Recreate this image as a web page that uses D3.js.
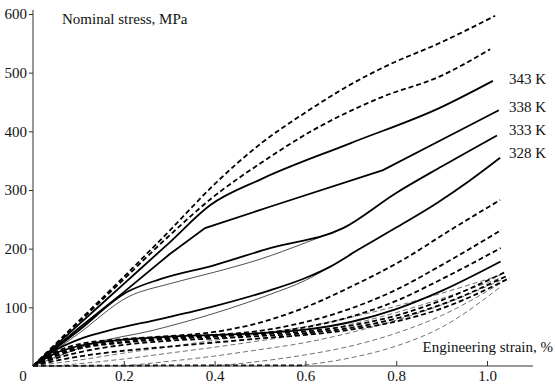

* * *

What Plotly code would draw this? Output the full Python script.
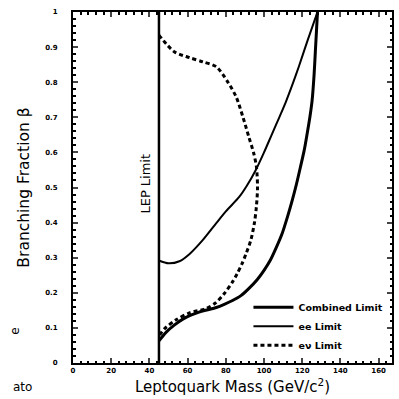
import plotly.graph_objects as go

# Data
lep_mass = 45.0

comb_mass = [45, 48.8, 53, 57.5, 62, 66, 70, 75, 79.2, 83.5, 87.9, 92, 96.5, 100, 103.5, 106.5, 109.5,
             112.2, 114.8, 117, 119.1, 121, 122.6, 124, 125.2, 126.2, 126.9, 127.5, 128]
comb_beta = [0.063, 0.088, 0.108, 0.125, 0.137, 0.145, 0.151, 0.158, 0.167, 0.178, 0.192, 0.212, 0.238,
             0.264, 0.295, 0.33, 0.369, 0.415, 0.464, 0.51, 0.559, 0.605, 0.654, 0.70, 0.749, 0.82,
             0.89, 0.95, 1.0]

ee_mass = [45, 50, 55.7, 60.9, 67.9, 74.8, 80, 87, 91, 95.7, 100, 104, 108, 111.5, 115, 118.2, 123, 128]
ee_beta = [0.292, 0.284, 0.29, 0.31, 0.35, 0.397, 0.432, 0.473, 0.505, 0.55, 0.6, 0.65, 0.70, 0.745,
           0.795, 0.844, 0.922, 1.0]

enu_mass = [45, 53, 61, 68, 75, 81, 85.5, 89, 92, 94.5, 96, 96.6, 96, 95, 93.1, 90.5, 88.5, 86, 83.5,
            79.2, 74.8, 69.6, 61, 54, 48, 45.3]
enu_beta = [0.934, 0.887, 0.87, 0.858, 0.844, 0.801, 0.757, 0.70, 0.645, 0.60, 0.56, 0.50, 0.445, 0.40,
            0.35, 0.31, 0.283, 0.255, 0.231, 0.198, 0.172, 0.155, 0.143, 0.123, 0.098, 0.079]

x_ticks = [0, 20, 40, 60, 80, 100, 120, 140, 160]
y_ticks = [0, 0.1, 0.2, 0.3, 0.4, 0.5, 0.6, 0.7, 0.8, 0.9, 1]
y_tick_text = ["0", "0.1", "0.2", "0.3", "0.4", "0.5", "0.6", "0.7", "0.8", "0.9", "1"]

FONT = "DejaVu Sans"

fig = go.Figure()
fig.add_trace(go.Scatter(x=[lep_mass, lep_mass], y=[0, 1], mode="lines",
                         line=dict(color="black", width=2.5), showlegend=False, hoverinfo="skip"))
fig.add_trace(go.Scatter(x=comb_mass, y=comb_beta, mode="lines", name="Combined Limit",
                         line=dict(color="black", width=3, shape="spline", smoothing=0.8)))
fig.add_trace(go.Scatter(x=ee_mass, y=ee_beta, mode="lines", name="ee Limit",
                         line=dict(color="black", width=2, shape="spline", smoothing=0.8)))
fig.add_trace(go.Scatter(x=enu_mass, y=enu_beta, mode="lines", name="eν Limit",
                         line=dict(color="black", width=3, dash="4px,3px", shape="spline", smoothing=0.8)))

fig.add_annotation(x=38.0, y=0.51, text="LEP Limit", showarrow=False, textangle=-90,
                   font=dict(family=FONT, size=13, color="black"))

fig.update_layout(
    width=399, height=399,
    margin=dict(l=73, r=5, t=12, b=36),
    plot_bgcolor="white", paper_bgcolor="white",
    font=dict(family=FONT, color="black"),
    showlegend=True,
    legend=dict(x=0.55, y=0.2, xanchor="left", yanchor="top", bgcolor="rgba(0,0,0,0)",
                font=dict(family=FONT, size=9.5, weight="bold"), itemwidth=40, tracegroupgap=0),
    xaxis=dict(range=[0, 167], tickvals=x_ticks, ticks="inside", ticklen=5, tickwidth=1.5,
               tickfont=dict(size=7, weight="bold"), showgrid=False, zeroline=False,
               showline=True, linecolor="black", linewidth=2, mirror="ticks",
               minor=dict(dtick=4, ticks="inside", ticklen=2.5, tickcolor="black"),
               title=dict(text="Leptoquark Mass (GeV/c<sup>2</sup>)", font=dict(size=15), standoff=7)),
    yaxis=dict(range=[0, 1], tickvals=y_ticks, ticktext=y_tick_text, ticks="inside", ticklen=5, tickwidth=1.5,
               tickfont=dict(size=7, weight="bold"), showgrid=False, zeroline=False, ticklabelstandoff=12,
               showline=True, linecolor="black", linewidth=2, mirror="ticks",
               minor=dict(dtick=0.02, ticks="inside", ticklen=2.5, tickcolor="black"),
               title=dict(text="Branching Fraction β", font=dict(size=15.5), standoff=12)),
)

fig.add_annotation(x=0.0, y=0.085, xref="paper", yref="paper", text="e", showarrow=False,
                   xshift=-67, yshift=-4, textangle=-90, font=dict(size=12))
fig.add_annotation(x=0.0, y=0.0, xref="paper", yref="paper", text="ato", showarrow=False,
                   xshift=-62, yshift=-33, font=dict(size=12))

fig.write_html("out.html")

* * *

What to produce:
Skip all pictures. Retype exactly the span whose first line is the one with "What Plotly code" and whose last line is the one with "0.89, 0.95, 1.0]".

Correct output:
What Plotly code would draw this? Output the full Python script.
import plotly.graph_objects as go

# Data
lep_mass = 45.0

comb_mass = [45, 48.8, 53, 57.5, 62, 66, 70, 75, 79.2, 83.5, 87.9, 92, 96.5, 100, 103.5, 106.5, 109.5,
             112.2, 114.8, 117, 119.1, 121, 122.6, 124, 125.2, 126.2, 126.9, 127.5, 128]
comb_beta = [0.063, 0.088, 0.108, 0.125, 0.137, 0.145, 0.151, 0.158, 0.167, 0.178, 0.192, 0.212, 0.238,
             0.264, 0.295, 0.33, 0.369, 0.415, 0.464, 0.51, 0.559, 0.605, 0.654, 0.70, 0.749, 0.82,
             0.89, 0.95, 1.0]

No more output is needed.